Tengo una de 2.0 GB y otra 1.0 GB, ambas Mini Drive o es lo que dicen en el cuerpo. El problema con ellas es que cuando almaceno información en ellas, solo puedo reproducir un equivalente a 124MB y el resto no es reconocible. si almaceno archivos de audio por mas de los 124Mb,los posteriores a esos 124Mb no los puedo reproducir despues, si son archivos de fotografias, no los puedo abrir o me da un mensaje de " Imagen no disponible" el archivo se puede ver en su nombre y formato completo, en vista de detalles, pero al intentar leerlo, no es posible y se traba la PC. Este caso se presenta en cualquier PC o Laptop, Windows XP o ME o 2000.

   He formateado, defragmentado y nada de esto funciona, sigue perdiendo o haciendo ilegibles cualquier archivo despues de los 124~130Mb. Inserté un archivo de video de 766Mb y si lo copio completo, solo que al llegar al 16.3 % (~125Mb) se congelo la imagen y ya no continuo.

 No se si haya manera de resetear el chip o algo para poder utilizar el resto de la capacidad. Son 1990 Mb y solo son utilizables 124Mb, el 6.25 % de la capacidad, Que desperdicio !!!!

  Saludos.
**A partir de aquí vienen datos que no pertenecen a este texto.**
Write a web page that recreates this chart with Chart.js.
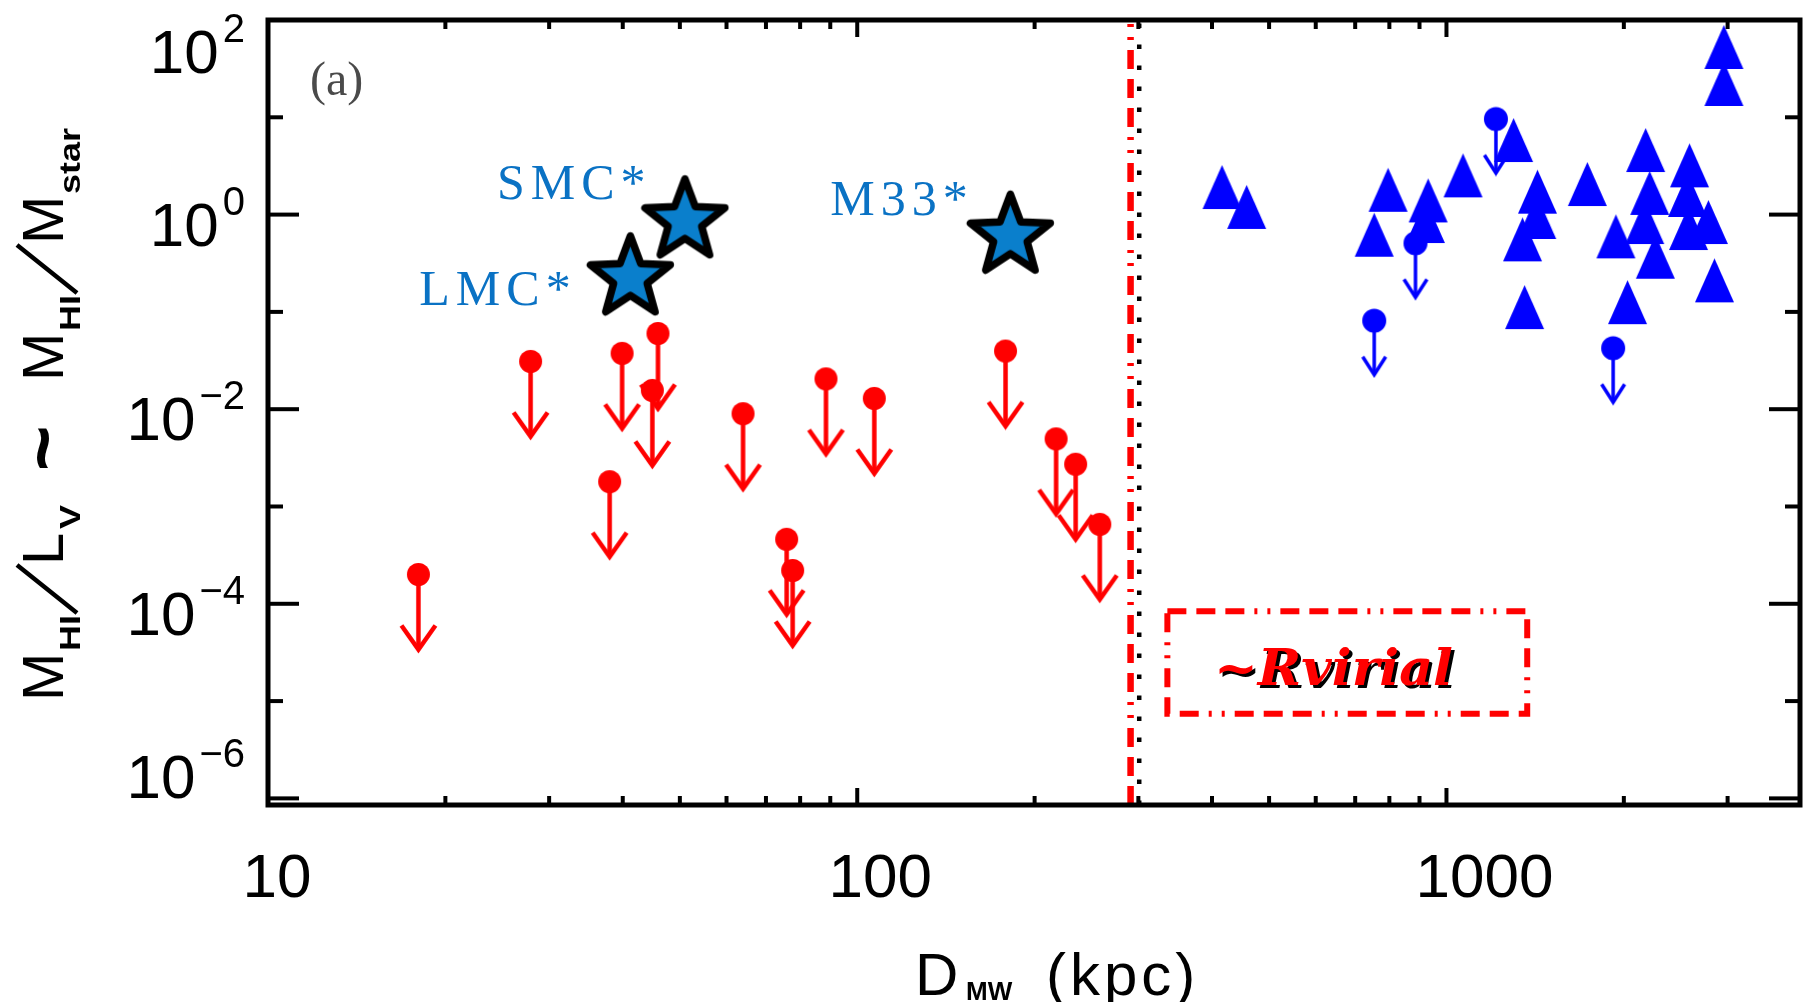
<!DOCTYPE html>
<html>
<head>
<meta charset="utf-8">
<script src="https://cdn.jsdelivr.net/npm/chart.js@4.4.0/dist/chart.umd.min.js"></script>
<style>
  html, body { margin: 0; padding: 0; background: #fff; }
  canvas { display: block; }
</style>
</head>
<body>
<canvas id="hi-chart" width="1811" height="1002"></canvas>
<script>
// axis ranges and ticks
const xRange = [10, 3981];
const yRange = [8.55e-7, 100];
const xMajorTicks = [10, 100, 1000];
const xMinorTicks = [20, 30, 40, 50, 60, 70, 80, 90, 200, 300, 400, 500, 600, 700, 800, 900, 2000, 3000];
const xTickLabels = ['10', '100', '1000'];
const yMajorTicks = [1e2, 1e0, 1e-2, 1e-4, 1e-6];
const yMinorTicks = [1e1, 1e-1, 1e-3, 1e-5];
const yTickExponents = ['2', '0', '\u22122', '\u22124', '\u22126'];

// red upper limits (satellites inside ~Rvirial)
const redLimitD = [18.0, 27.9, 38.0, 39.9, 44.9, 45.9, 64.0, 75.9, 77.7, 88.5, 106.9, 178.5, 217.5, 234.8, 258.0];
const redLimitV = [2.0e-4, 0.031, 1.8e-3, 0.0375, 0.0156, 0.060, 9.0e-3, 4.6e-4, 2.2e-4, 0.0205, 0.0129, 0.0396, 4.96e-3, 2.72e-3, 6.55e-4];

// blue detections (triangles)
const blueDetD = [416, 458, 754, 796, 921, 931, 1067, 1300, 1346, 1357, 1423, 1427, 1734, 1939, 2029, 2170, 2178, 2213, 2262, 2565, 2575, 2585, 2783, 2850, 2957, 2957];
const blueDetV = [1.92, 1.20, 0.621, 1.80, 0.859, 1.40, 2.53, 5.84, 0.557, 0.112, 0.945, 1.72, 2.06, 0.598, 0.126, 0.839, 4.61, 1.67, 0.369, 1.59, 0.728, 3.21, 0.839, 0.211, 52.8, 22.0];

// blue upper limits
const blueLimitD = [754, 886, 1213, 1918];
const blueLimitV = [0.0812, 0.507, 9.60, 0.0423];

// named galaxies (stars)
const starNames = ['LMC*', 'SMC*', 'M33*'];
const starD = [41.2, 51.0, 181.9];
const starV = [0.224, 0.862, 0.600];

// virial radius lines and label box
const rVirialRed = 291;
const rVirialDotted = 301;
const boxD = [336, 1371];
const boxV = [8.4e-5, 7.4e-6];
const boxLabel = '~Rvirial';
const boxLabelAt = [643, 2.24e-5];

// label placement relative to each star (px)
const starLabelOffsets = [[-211, 27], [-188, -22], [-180, -21]];

const toPoints = (xs, ys) => xs.map((x, i) => ({ x: x, y: ys[i] }));

// marker images
function makeCanvas(w, h) {
  const c = document.createElement('canvas');
  c.width = w; c.height = h;
  return c;
}

function limitMarker(color, r, len, headW, headH, lw) {
  const w = Math.ceil(headW * 2 + lw * 2 + 4), h = Math.ceil(len * 2 + lw * 2);
  const c = makeCanvas(w, h), g = c.getContext('2d');
  const cx = w / 2, cy = h / 2, tip = cy + len;
  g.fillStyle = color; g.strokeStyle = color; g.lineWidth = lw; g.lineCap = 'butt';
  g.beginPath(); g.arc(cx, cy, r, 0, Math.PI * 2); g.fill();
  g.beginPath(); g.moveTo(cx, cy); g.lineTo(cx, tip - 2); g.stroke();
  g.beginPath(); g.moveTo(cx - headW, tip - headH); g.lineTo(cx, tip); g.lineTo(cx + headW, tip - headH); g.stroke();
  return c;
}

function triangleMarker(color, w, h) {
  const c = makeCanvas(w + 2, h + 2), g = c.getContext('2d');
  g.fillStyle = color;
  g.beginPath(); g.moveTo(1 + w / 2, 1); g.lineTo(1 + w, 1 + h); g.lineTo(1, 1 + h); g.closePath(); g.fill();
  return c;
}

function starMarker(fill, R, ratio, lw) {
  const size = Math.ceil(2 * R + 2 * lw + 4);
  const c = makeCanvas(size, size), g = c.getContext('2d');
  const cx = size / 2, cy = size / 2;
  g.beginPath();
  for (let i = 0; i < 10; i++) {
    const rr = i % 2 === 0 ? R : R * ratio;
    const a = -Math.PI / 2 + i * Math.PI / 5;
    const px = cx + rr * Math.cos(a), py = cy + rr * Math.sin(a);
    if (i === 0) g.moveTo(px, py); else g.lineTo(px, py);
  }
  g.closePath();
  g.fillStyle = fill; g.fill();
  g.lineWidth = lw; g.lineJoin = 'round'; g.strokeStyle = '#000'; g.stroke();
  return c;
}

const redLimitImg = limitMarker('#ff0000', 11.5, 75, 17, 24, 4.5);
const blueLimitImg = limitMarker('#0000ff', 12, 54, 11.5, 18, 3.5);
const triangleImg = triangleMarker('#0000ff', 39, 44);
const starImg = starMarker('#0a7fcc', 42, 0.42, 7.5);

const dashDotDot = [19, 10, 19, 10, 19, 10, 3, 10, 3, 10];

// frame, ticks, tick labels, titles and annotations
const decorations = {
  id: 'decorations',
  afterDatasetsDraw(chart) {
    const { ctx, scales: { x, y } } = chart;
    ctx.save();
    // star labels
    ctx.font = '50px "Liberation Serif"';
    ctx.letterSpacing = '6px';
    ctx.fillStyle = '#0a72c4';
    ctx.textAlign = 'left';
    ctx.textBaseline = 'alphabetic';
    starNames.forEach((name, i) => {
      const px = x.getPixelForValue(starD[i]), py = y.getPixelForValue(starV[i]);
      ctx.fillText(name, px + starLabelOffsets[i][0], py + starLabelOffsets[i][1]);
    });
    ctx.letterSpacing = '0px';

    // ~Rvirial label with shadow
    const lx = x.getPixelForValue(boxLabelAt[0]), ly = y.getPixelForValue(boxLabelAt[1]);
    ctx.font = 'bold italic 50px "DejaVu Serif"';
    const mw = ctx.measureText(boxLabel).width;
    const sx = 239 / mw;
    ctx.save();
    ctx.translate(lx, ly + 18);
    ctx.scale(sx, 1);
    ctx.textAlign = 'center';
    ctx.fillStyle = '#000';
    ctx.fillText(boxLabel, 3, 3);
    ctx.fillStyle = '#ff0000';
    ctx.fillText(boxLabel, 0, 0);
    ctx.restore();

    // panel tag
    ctx.font = '48px "Liberation Serif"';
    ctx.fillStyle = '#4a4a4a';
    ctx.textAlign = 'left';
    ctx.fillText('(a)', chart.chartArea.left + 42, 95);
    ctx.restore();
  },
  afterDraw(chart) {
    const { ctx, chartArea: a, scales: { x, y } } = chart;
    ctx.save();
    ctx.strokeStyle = '#000';
    ctx.lineWidth = 5;
    ctx.strokeRect(a.left, a.top, a.right - a.left, a.bottom - a.top);

    const seg = (x1, y1, x2, y2) => { ctx.beginPath(); ctx.moveTo(x1, y1); ctx.lineTo(x2, y2); ctx.stroke(); };
    ctx.lineWidth = 4;
    xMajorTicks.forEach(v => { const p = x.getPixelForValue(v); seg(p, a.bottom, p, a.bottom - 17); seg(p, a.top, p, a.top + 17); });
    xMinorTicks.forEach(v => { const p = x.getPixelForValue(v); seg(p, a.bottom, p, a.bottom - 9); seg(p, a.top, p, a.top + 9); });
    yMajorTicks.forEach(v => { const p = y.getPixelForValue(v); seg(a.left, p, a.left + 31, p); seg(a.right, p, a.right - 31, p); });
    yMinorTicks.forEach(v => { const p = y.getPixelForValue(v); seg(a.left, p, a.left + 15, p); seg(a.right, p, a.right - 15, p); });

    ctx.fillStyle = '#000';
    ctx.textBaseline = 'alphabetic';
    // y tick labels 10^n
    yMajorTicks.forEach((v, i) => {
      const p = y.getPixelForValue(v);
      const c = Math.min(Math.max(p + 9, 51), 776);
      const base = c + 22;
      ctx.font = '40px "Liberation Sans"';
      ctx.textAlign = 'right';
      const ew = ctx.measureText(yTickExponents[i]).width;
      ctx.fillText(yTickExponents[i], 245, base - 31);
      ctx.font = '62px "Liberation Sans"';
      ctx.fillText('10', 245 - ew - 4, base);
    });
    // x tick labels
    const xLabelShift = [9, 23, 38];
    ctx.font = '62px "Liberation Sans"';
    ctx.textAlign = 'center';
    xMajorTicks.forEach((v, i) => {
      ctx.fillText(xTickLabels[i], x.getPixelForValue(v) + xLabelShift[i], 897);
    });

    // x axis title: D_MW (kpc)
    ctx.textAlign = 'left';
    ctx.font = '60px "Liberation Sans"';
    ctx.fillText('D', 915, 995);
    ctx.font = 'bold 26px "Liberation Sans"';
    ctx.fillText('MW', 966, 1000);
    ctx.font = '60px "Liberation Sans"';
    ctx.letterSpacing = '4px';
    ctx.fillText('(kpc)', 1046, 995);
    ctx.letterSpacing = '0px';

    // y axis title: M_HI/L_V ~ M_HI/M_star (rotated)
    ctx.translate(63, 697);
    ctx.rotate(-Math.PI / 2);
    const parts = [
      { t: 'M', s: -4 }, { t: 'HI', s: 46, sub: true }, { slash: true, s: 84 },
      { t: 'L', s: 132 }, { t: 'V', s: 168, sub: true }, { t: '~', s: 226, big: true },
      { t: 'M', s: 316 }, { t: 'HI', s: 366, sub: true }, { slash: true, s: 404 },
      { t: 'M', s: 453 }, { t: 'star', s: 503, sub: true }
    ];
    ctx.lineWidth = 4.5;
    ctx.lineCap = 'butt';
    parts.forEach(pt => {
      if (pt.slash) { seg(pt.s, 14, pt.s + 48, -46); return; }
      if (pt.sub) {
        ctx.font = 'bold 30px "Liberation Sans"';
        ctx.save(); ctx.translate(pt.s, 17); ctx.scale(1.2, 1); ctx.fillText(pt.t, 0, 0); ctx.restore();
      } else if (pt.big) {
        ctx.font = 'bold 78px "Liberation Sans"';
        ctx.fillText(pt.t, pt.s, 6);
      } else {
        ctx.font = '58px "Liberation Sans"';
        ctx.fillText(pt.t, pt.s, 0);
      }
    });
    ctx.restore();
  }
};

const ctx = document.getElementById('hi-chart').getContext('2d');
new Chart(ctx, {
  type: 'scatter',
  data: {
    datasets: [
      { data: toPoints(starD, starV), pointStyle: starImg, pointRadius: 10 },
      { data: toPoints(redLimitD, redLimitV), pointStyle: redLimitImg, pointRadius: 10 },
      { data: toPoints(blueLimitD, blueLimitV), pointStyle: blueLimitImg, pointRadius: 10 },
      { data: toPoints(blueDetD, blueDetV), pointStyle: triangleImg, pointRadius: 10 },
      {
        type: 'line',
        data: [{ x: boxD[0], y: boxV[0] }, { x: boxD[1], y: boxV[0] }, { x: boxD[1], y: boxV[1] }, { x: boxD[0], y: boxV[1] }, { x: boxD[0], y: boxV[0] }],
        borderColor: '#ff0000', borderWidth: 6, borderDash: dashDotDot, pointRadius: 0, fill: false, tension: 0
      },
      {
        type: 'line',
        data: [{ x: rVirialDotted, y: yRange[0] }, { x: rVirialDotted, y: yRange[1] }],
        borderColor: '#000', borderWidth: 4.5, borderDash: [4.5, 16.5], pointRadius: 0, fill: false
      },
      {
        type: 'line',
        data: [{ x: rVirialRed, y: yRange[0] }, { x: rVirialRed, y: yRange[1] }],
        borderColor: '#ff0000', borderWidth: 6.5, borderDash: dashDotDot, pointRadius: 0, fill: false
      }
    ]
  },
  options: {
    responsive: false,
    animation: false,
    devicePixelRatio: 1,
    events: [],
    layout: { padding: { top: 20, right: 5, left: 0, bottom: 0 } },
    plugins: { legend: { display: false }, tooltip: { enabled: false } },
    scales: {
      x: {
        type: 'logarithmic', min: xRange[0], max: xRange[1],
        grid: { display: false }, border: { display: false }, ticks: { display: false },
        afterFit(s) { s.height = 197; }
      },
      y: {
        type: 'logarithmic', min: yRange[0], max: yRange[1],
        grid: { display: false }, border: { display: false }, ticks: { display: false },
        afterFit(s) { s.width = 268; }
      }
    }
  },
  plugins: [decorations]
});
</script>
</body>
</html>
De antemano, muchas gracias.

Tiene un CHIP Samsung 543 K9F1G08U0A PCB0 y otro Create i5062-ZD L601 CE6109.0


----------



## maunix (May 4, 2006)

No creo que puedas hacer mucho con la memoria en si si es que esta dañada realmente, pero hay programas que dicen "recuperar" esos sectores dañados mediante algoritmos "raros", de todas formas son algoritmos que segun dicen tienen que ver con la desmagnetizacion de algunas regiones del disco rigido, si tu hablas de una flash... no tienes ninguna magnetizacion que arreglar.

De todas formas, desfragmentar o formatear rapidamente no te ayudaran a solucionar el problema.  Desfragmentar solo ordena la ubicacion de los archivos pero no "arregla" nada.
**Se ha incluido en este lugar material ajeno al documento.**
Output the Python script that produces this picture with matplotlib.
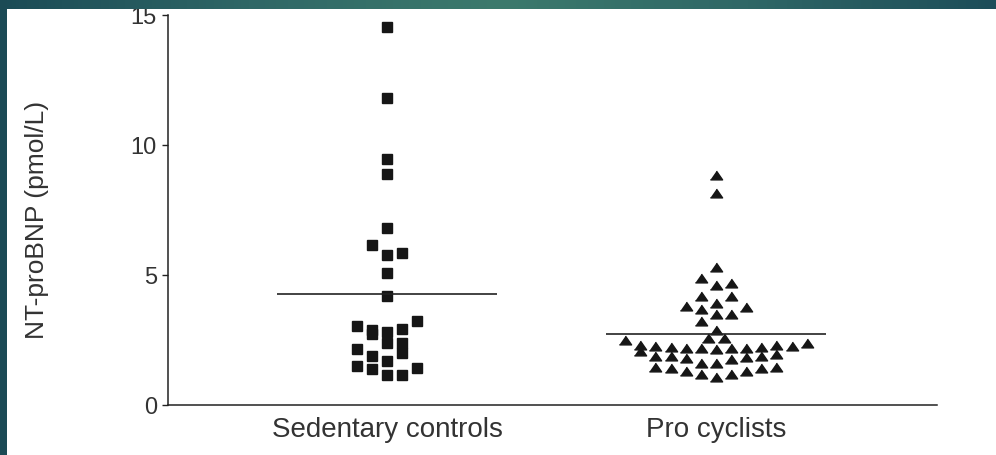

Seguramente la tienes formateada en FAT16 o FAT32.  Ese formato de archivo te permite marcar clusters (grupo de sectores de datos) como malos de modo que el sistema operativo no intente nunca mas escribir ahi nuevamente.    El SCANDISK por ejemplo te hace eso, marca dichos sectores como malos si es que tuvo problemas al chequear la superficie del mismo (esto lo hace leyendo varias veces un sector y reintentando si hubo fallas).  Si hay fallas entonces lo marca como malo y asunto solucionado.

Si el scandisk no te lo soluciona tendras que editar a mano la fat para marcar los sectores que esten dañados pero para esto necesitas realmente conocer bastante mas y no es algo que te pueda explicar en un foro, realmente hay que leer bastante sobre como funciona una fat y sobre alguna herramienta uqe te permita hacer dicho cambio.
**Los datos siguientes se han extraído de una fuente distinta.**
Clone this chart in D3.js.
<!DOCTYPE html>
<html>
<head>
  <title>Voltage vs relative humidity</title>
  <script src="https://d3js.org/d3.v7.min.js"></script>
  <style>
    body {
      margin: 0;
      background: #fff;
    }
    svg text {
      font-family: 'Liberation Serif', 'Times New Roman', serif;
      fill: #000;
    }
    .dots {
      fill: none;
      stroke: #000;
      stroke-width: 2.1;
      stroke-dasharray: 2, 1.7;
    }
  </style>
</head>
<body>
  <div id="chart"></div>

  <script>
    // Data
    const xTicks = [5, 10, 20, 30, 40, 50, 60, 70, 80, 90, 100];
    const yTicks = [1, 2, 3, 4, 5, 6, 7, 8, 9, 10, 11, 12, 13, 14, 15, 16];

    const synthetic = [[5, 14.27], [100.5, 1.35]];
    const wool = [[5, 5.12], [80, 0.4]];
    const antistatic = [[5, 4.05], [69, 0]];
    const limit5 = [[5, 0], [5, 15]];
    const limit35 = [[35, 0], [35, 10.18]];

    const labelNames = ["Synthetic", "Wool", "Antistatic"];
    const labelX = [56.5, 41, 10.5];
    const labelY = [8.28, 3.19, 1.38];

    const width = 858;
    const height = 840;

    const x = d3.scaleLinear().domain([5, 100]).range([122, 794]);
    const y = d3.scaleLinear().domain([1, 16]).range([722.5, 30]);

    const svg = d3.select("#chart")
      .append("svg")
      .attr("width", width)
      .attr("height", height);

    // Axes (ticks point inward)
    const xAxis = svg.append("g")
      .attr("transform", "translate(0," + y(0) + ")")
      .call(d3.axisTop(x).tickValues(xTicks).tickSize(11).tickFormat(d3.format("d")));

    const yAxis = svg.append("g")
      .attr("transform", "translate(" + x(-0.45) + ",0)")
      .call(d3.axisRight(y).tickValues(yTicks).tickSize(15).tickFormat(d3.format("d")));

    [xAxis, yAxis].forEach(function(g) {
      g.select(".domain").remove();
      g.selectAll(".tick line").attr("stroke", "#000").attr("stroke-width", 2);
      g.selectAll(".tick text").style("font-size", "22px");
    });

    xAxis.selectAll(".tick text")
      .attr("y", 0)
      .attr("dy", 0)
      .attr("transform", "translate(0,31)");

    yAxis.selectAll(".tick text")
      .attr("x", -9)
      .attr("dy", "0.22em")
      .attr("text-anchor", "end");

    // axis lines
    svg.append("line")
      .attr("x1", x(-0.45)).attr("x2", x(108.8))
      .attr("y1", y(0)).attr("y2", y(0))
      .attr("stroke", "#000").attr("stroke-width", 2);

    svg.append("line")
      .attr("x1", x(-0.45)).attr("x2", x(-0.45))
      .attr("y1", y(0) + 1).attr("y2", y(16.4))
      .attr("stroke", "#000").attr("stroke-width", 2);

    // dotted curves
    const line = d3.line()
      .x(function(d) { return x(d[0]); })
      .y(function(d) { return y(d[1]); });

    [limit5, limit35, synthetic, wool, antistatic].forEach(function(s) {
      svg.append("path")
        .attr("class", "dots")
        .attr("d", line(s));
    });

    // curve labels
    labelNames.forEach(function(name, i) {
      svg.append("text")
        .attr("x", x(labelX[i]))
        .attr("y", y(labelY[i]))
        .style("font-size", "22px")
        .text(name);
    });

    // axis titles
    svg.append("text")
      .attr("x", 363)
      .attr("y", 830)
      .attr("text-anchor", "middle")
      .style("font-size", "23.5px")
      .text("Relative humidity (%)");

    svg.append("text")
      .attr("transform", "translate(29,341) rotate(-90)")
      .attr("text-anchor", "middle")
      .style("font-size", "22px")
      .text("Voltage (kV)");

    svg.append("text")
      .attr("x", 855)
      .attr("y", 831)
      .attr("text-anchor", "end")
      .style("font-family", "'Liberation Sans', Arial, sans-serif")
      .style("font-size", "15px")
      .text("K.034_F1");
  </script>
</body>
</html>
Espero te sirva de algo mi sugerencia, de hecho yo he "recuperado" discos duros que antes no me funcionaban porque tenian problema con ciertos sectores qeu el scandisk no me marcaba como malos porque en algunas de las relecturas lo leia bien pero a mi no me andaba porque el sistema operativo se cuelga si una accion demora mucho tiempo.

Saludos


----------